- [Exercise aim]: Pull out exactly the lines from the line containing "Rebuild this chart" to the line containing "TAU = 2 * math.pi", both lines included, with pictures removed from the copy.

- [Task input]:
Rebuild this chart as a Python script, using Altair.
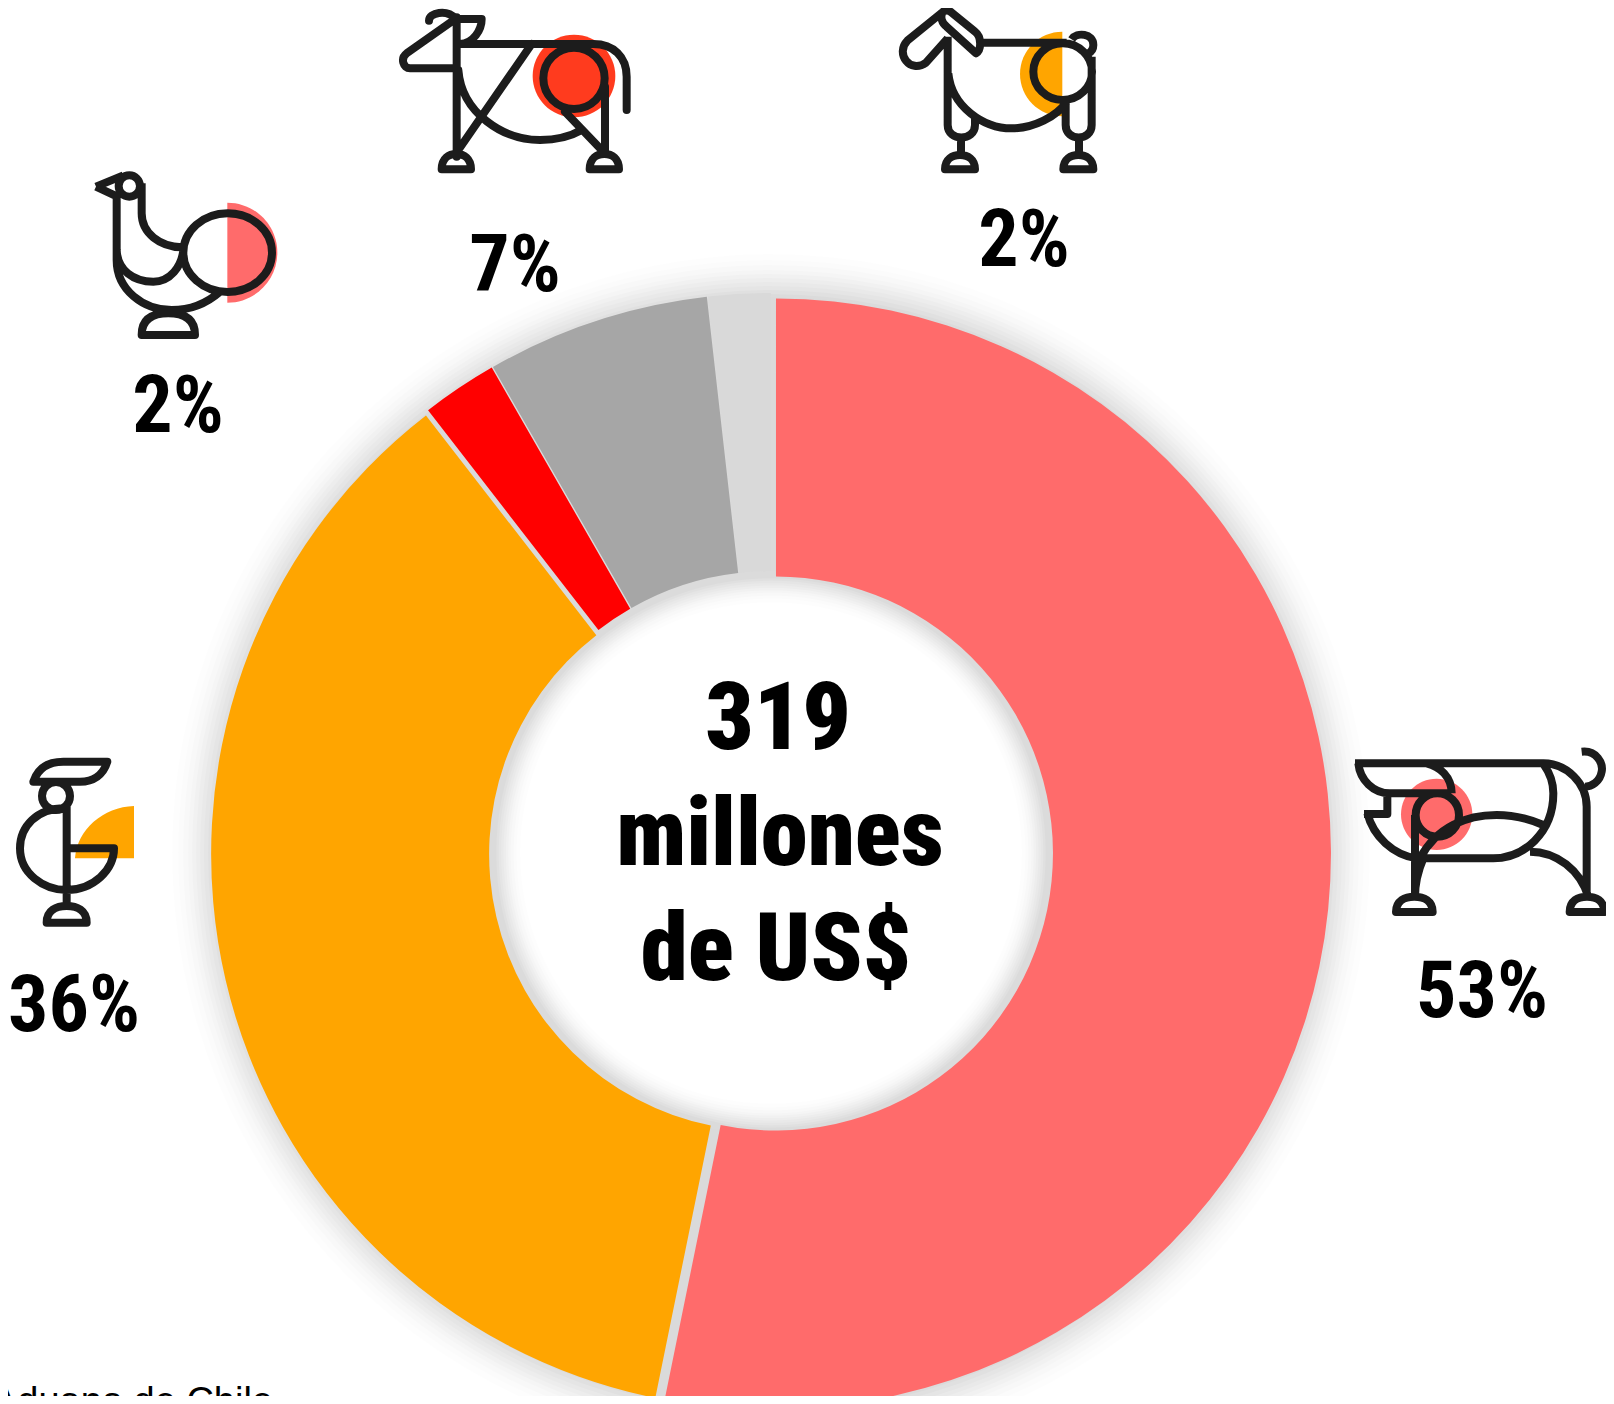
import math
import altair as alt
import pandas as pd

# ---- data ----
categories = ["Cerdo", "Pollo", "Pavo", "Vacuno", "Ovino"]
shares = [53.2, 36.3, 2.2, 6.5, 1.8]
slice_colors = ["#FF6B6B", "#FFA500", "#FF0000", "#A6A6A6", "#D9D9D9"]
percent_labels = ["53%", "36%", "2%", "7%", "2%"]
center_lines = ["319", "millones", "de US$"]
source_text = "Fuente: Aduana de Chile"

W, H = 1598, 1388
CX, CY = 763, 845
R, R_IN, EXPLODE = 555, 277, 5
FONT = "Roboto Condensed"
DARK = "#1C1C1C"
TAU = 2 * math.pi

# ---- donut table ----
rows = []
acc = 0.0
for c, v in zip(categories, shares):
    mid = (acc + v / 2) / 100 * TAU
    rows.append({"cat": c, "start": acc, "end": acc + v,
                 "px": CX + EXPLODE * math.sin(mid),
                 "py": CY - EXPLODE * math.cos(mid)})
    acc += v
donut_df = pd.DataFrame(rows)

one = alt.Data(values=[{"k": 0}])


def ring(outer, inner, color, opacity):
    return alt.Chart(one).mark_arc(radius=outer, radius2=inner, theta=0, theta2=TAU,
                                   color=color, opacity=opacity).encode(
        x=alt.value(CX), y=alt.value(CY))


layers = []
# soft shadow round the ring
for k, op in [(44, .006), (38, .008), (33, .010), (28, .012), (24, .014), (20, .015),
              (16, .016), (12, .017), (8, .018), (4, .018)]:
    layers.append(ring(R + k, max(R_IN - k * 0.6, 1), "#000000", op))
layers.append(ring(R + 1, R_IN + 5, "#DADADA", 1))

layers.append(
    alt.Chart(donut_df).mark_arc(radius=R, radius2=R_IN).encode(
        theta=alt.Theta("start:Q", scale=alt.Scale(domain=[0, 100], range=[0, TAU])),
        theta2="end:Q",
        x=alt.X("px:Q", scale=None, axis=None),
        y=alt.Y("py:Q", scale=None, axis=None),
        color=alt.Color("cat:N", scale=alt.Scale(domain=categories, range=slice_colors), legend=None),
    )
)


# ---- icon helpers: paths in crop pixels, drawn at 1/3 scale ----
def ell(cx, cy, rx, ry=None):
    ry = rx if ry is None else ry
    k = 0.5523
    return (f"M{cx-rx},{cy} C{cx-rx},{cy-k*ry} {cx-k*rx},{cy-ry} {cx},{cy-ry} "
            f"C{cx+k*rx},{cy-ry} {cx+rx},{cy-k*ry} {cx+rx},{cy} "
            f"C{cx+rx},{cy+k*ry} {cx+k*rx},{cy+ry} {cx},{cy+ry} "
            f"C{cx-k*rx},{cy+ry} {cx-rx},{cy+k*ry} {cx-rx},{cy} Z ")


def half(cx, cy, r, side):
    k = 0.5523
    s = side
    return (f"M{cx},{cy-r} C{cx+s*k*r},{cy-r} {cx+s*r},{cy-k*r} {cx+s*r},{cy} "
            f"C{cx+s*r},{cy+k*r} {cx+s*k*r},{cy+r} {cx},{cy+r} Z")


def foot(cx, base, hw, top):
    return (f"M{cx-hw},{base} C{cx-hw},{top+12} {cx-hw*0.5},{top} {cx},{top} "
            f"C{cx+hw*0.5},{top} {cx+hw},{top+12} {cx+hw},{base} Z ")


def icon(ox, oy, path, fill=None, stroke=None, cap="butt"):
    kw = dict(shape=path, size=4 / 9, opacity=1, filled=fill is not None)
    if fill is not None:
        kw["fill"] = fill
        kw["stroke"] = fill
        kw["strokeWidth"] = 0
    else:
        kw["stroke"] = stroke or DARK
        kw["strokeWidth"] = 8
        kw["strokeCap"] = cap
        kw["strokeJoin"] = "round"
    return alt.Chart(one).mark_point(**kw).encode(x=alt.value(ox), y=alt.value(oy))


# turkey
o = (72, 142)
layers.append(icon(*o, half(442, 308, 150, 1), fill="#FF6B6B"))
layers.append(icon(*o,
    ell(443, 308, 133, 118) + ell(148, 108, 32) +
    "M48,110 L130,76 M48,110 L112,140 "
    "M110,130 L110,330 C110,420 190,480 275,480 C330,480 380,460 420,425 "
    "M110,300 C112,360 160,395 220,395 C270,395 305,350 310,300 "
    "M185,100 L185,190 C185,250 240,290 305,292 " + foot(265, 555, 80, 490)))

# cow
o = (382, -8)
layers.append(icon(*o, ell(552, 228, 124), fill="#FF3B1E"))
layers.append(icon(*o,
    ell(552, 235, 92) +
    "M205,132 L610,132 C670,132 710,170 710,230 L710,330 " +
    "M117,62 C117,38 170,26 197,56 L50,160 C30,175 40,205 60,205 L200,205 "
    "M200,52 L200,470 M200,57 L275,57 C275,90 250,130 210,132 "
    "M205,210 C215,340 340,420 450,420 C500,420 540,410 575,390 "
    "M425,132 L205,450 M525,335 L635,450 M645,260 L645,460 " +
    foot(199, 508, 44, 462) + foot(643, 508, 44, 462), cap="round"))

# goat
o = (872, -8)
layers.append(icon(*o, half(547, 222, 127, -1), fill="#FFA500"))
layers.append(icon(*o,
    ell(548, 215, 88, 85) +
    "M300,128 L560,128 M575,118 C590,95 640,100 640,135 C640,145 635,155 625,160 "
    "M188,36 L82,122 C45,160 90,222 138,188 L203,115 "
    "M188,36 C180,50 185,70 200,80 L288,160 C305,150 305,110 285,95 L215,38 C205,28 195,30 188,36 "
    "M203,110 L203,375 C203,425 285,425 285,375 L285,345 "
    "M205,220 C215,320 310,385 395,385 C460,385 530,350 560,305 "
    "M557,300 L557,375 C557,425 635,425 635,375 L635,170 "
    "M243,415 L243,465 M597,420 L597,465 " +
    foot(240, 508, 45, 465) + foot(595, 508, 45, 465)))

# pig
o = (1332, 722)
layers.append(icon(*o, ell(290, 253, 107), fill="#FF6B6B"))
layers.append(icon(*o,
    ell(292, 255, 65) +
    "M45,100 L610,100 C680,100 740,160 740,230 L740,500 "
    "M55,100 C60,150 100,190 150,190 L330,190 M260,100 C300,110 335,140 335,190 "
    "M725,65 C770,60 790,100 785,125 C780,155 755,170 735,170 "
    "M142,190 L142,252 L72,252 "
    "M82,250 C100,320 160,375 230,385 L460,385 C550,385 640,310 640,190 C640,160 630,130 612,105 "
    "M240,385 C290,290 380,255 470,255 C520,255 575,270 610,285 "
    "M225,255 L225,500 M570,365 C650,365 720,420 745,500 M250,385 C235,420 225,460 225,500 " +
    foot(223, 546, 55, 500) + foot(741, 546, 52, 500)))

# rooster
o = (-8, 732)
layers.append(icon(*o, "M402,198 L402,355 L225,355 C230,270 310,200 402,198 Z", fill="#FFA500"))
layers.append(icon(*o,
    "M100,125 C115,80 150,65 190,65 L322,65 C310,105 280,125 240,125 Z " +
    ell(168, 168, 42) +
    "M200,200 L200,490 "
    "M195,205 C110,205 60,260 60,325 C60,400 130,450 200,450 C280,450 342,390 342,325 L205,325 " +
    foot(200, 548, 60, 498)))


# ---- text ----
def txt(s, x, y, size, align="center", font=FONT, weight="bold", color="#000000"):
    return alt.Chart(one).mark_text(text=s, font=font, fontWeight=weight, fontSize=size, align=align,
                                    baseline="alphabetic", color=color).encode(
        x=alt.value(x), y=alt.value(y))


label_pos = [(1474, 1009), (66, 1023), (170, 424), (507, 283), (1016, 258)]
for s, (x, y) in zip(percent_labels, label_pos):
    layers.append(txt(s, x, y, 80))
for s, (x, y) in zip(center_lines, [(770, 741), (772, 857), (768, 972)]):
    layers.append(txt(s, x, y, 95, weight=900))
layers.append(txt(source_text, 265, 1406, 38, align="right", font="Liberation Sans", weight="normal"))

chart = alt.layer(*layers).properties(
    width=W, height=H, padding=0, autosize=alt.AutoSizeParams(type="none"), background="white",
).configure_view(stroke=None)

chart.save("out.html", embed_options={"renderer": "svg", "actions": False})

--

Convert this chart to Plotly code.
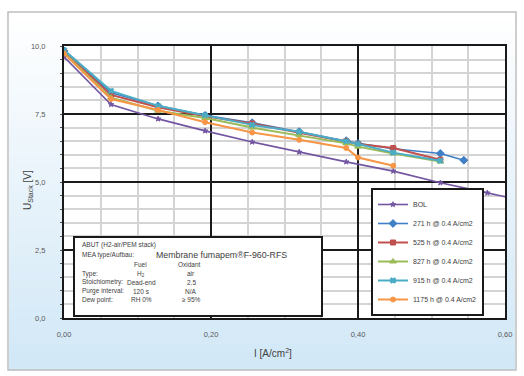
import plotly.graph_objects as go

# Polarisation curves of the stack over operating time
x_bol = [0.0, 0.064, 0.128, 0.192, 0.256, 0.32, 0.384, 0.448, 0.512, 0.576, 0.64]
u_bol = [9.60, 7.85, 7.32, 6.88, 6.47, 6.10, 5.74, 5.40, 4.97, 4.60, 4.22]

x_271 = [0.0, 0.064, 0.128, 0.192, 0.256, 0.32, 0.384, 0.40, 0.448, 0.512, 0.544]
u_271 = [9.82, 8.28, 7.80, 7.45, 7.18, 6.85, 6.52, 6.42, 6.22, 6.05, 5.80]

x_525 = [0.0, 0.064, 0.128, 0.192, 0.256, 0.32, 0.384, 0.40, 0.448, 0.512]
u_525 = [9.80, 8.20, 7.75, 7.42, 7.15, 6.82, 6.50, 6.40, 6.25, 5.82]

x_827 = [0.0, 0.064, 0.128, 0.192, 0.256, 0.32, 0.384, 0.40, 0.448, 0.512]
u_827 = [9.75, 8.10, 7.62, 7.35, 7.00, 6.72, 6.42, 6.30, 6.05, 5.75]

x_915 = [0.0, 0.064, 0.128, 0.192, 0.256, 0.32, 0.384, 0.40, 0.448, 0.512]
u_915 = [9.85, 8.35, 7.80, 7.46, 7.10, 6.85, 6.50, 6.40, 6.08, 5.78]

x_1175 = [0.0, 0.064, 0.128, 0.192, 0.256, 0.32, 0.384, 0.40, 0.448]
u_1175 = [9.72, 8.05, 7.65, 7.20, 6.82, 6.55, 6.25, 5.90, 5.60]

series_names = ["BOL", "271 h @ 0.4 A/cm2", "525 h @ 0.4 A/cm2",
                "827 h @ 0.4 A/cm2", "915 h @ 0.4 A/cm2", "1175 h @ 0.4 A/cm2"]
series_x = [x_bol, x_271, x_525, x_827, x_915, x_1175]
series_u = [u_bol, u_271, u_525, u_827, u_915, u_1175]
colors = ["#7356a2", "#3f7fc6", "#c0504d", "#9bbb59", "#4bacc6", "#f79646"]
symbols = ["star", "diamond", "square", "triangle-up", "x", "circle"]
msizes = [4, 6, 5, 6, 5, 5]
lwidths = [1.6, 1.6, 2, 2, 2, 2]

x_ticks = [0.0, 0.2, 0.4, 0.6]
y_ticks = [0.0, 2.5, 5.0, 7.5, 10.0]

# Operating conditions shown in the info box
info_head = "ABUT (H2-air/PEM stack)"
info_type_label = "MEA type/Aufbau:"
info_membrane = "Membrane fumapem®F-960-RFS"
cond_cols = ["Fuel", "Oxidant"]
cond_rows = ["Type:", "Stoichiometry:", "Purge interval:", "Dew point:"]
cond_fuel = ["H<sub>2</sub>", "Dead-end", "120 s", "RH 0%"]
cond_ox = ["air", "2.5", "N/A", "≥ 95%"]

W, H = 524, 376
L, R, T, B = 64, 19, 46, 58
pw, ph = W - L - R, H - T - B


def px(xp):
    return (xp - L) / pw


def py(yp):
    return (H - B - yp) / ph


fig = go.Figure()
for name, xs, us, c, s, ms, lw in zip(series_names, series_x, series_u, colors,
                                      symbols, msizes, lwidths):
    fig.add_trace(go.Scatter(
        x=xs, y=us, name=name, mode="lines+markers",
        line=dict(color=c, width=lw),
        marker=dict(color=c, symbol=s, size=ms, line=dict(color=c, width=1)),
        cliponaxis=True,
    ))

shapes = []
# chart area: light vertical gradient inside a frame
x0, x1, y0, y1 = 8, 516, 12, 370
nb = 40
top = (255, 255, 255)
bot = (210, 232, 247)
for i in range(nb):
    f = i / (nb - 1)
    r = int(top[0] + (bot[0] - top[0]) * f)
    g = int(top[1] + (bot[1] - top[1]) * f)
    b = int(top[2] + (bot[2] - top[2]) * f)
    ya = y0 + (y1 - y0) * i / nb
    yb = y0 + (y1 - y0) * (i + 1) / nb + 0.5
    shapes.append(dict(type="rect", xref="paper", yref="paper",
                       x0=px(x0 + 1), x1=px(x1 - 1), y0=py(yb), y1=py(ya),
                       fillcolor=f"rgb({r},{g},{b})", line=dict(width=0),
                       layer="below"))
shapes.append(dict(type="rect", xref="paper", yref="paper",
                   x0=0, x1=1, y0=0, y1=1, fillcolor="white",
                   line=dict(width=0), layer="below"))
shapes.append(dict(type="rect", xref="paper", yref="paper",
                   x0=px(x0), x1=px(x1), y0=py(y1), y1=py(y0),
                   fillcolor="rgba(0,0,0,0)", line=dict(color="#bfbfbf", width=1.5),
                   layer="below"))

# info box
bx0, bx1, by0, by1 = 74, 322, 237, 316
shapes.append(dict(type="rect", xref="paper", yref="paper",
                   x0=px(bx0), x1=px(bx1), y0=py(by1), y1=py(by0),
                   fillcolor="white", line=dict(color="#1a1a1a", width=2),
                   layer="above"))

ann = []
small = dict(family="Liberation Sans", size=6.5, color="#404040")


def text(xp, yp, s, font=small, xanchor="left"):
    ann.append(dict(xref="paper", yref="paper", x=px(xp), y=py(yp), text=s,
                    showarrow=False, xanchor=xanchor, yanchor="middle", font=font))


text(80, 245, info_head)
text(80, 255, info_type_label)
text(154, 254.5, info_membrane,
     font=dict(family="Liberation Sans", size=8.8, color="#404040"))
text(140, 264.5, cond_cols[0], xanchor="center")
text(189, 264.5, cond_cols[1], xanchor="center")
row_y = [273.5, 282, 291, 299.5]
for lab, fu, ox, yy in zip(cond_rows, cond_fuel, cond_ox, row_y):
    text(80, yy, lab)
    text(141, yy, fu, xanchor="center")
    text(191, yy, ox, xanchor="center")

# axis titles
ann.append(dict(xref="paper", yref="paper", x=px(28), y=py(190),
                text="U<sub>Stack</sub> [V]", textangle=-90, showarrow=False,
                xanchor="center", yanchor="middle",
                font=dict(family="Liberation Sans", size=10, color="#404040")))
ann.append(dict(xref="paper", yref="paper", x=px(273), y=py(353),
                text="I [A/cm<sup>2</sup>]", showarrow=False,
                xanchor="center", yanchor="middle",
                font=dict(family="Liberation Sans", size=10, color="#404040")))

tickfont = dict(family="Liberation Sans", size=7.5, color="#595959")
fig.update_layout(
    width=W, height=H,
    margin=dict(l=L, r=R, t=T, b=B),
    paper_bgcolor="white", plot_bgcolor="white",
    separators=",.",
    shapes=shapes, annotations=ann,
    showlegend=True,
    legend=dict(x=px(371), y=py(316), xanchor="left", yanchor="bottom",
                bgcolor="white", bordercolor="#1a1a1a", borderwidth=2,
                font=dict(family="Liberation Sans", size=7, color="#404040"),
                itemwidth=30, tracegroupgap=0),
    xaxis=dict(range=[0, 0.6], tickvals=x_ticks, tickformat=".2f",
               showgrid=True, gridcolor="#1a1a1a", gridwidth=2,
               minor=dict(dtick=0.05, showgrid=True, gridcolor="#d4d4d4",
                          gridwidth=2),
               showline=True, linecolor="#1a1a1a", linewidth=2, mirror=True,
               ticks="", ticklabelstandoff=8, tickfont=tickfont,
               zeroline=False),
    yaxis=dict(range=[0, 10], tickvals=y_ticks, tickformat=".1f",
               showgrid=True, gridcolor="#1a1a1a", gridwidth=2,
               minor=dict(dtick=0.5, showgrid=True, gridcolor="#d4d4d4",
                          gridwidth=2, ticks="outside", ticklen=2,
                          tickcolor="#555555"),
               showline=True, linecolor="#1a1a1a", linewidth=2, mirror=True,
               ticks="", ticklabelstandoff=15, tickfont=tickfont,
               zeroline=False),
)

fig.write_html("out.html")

- [Solution to this problem]:
Rebuild this chart as a Python script, using Altair.
import math
import altair as alt
import pandas as pd

# ---- data ----
categories = ["Cerdo", "Pollo", "Pavo", "Vacuno", "Ovino"]
shares = [53.2, 36.3, 2.2, 6.5, 1.8]
slice_colors = ["#FF6B6B", "#FFA500", "#FF0000", "#A6A6A6", "#D9D9D9"]
percent_labels = ["53%", "36%", "2%", "7%", "2%"]
center_lines = ["319", "millones", "de US$"]
source_text = "Fuente: Aduana de Chile"

W, H = 1598, 1388
CX, CY = 763, 845
R, R_IN, EXPLODE = 555, 277, 5
FONT = "Roboto Condensed"
DARK = "#1C1C1C"
TAU = 2 * math.pi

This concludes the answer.